WHAT THIS TASK INVOLVES: Quote the listing below in its entirety, omitting every image.
□ □ □ □ □ □ □
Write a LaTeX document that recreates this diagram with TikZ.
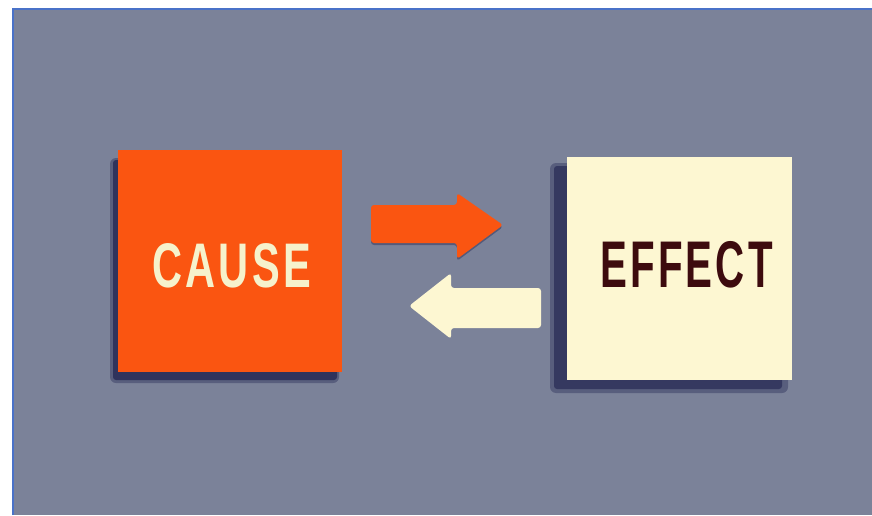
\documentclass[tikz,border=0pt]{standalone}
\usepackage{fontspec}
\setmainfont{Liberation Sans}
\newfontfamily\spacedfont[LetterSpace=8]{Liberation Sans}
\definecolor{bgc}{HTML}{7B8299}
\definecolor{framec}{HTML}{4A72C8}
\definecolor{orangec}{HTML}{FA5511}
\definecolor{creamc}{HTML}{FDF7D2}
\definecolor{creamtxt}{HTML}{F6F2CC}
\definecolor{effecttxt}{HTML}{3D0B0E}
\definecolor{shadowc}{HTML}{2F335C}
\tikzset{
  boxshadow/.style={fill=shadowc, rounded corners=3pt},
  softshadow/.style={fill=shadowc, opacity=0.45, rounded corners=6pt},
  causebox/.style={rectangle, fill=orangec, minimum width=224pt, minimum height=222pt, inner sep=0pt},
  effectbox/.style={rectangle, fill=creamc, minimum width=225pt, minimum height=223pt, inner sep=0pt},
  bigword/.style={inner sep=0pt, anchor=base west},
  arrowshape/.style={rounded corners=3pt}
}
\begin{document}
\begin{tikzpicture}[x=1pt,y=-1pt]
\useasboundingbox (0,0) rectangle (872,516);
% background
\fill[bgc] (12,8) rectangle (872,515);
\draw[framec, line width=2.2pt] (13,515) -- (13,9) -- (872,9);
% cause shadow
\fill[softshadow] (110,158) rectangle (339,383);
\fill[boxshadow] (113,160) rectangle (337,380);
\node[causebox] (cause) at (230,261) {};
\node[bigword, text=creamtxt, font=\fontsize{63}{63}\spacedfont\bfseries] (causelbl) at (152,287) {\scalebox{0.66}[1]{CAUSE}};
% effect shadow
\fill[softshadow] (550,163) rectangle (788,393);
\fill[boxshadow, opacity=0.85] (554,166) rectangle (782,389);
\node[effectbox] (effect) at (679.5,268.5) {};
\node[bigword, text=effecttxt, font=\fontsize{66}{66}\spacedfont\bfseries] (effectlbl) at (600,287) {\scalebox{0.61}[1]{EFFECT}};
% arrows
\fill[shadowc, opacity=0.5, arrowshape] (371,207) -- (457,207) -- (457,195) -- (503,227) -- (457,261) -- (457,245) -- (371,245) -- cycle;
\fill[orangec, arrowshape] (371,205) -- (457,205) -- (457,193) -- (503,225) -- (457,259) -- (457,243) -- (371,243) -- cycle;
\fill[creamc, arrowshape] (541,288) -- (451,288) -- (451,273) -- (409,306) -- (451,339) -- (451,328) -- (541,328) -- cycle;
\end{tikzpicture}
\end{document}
□ □ □ □ □ □ □
TASK SOLUTION:
Write a LaTeX document that recreates this diagram with TikZ.
\documentclass[tikz,border=0pt]{standalone}
\usepackage{fontspec}
\setmainfont{Liberation Sans}
\newfontfamily\spacedfont[LetterSpace=8]{Liberation Sans}
\definecolor{bgc}{HTML}{7B8299}
\definecolor{framec}{HTML}{4A72C8}
\definecolor{orangec}{HTML}{FA5511}
\definecolor{creamc}{HTML}{FDF7D2}
\definecolor{creamtxt}{HTML}{F6F2CC}
\definecolor{effecttxt}{HTML}{3D0B0E}
\definecolor{shadowc}{HTML}{2F335C}
\tikzset{
  boxshadow/.style={fill=shadowc, rounded corners=3pt},
  softshadow/.style={fill=shadowc, opacity=0.45, rounded corners=6pt},
  causebox/.style={rectangle, fill=orangec, minimum width=224pt, minimum height=222pt, inner sep=0pt},
  effectbox/.style={rectangle, fill=creamc, minimum width=225pt, minimum height=223pt, inner sep=0pt},
  bigword/.style={inner sep=0pt, anchor=base west},
  arrowshape/.style={rounded corners=3pt}
}
\begin{document}
\begin{tikzpicture}[x=1pt,y=-1pt]
\useasboundingbox (0,0) rectangle (872,516);
% background
\fill[bgc] (12,8) rectangle (872,515);
\draw[framec, line width=2.2pt] (13,515) -- (13,9) -- (872,9);
% cause shadow
\fill[softshadow] (110,158) rectangle (339,383);
\fill[boxshadow] (113,160) rectangle (337,380);
\node[causebox] (cause) at (230,261) {};
\node[bigword, text=creamtxt, font=\fontsize{63}{63}\spacedfont\bfseries] (causelbl) at (152,287) {\scalebox{0.66}[1]{CAUSE}};
% effect shadow
\fill[softshadow] (550,163) rectangle (788,393);
\fill[boxshadow, opacity=0.85] (554,166) rectangle (782,389);
\node[effectbox] (effect) at (679.5,268.5) {};
\node[bigword, text=effecttxt, font=\fontsize{66}{66}\spacedfont\bfseries] (effectlbl) at (600,287) {\scalebox{0.61}[1]{EFFECT}};
% arrows
\fill[shadowc, opacity=0.5, arrowshape] (371,207) -- (457,207) -- (457,195) -- (503,227) -- (457,261) -- (457,245) -- (371,245) -- cycle;
\fill[orangec, arrowshape] (371,205) -- (457,205) -- (457,193) -- (503,225) -- (457,259) -- (457,243) -- (371,243) -- cycle;
\fill[creamc, arrowshape] (541,288) -- (451,288) -- (451,273) -- (409,306) -- (451,339) -- (451,328) -- (541,328) -- cycle;
\end{tikzpicture}
\end{document}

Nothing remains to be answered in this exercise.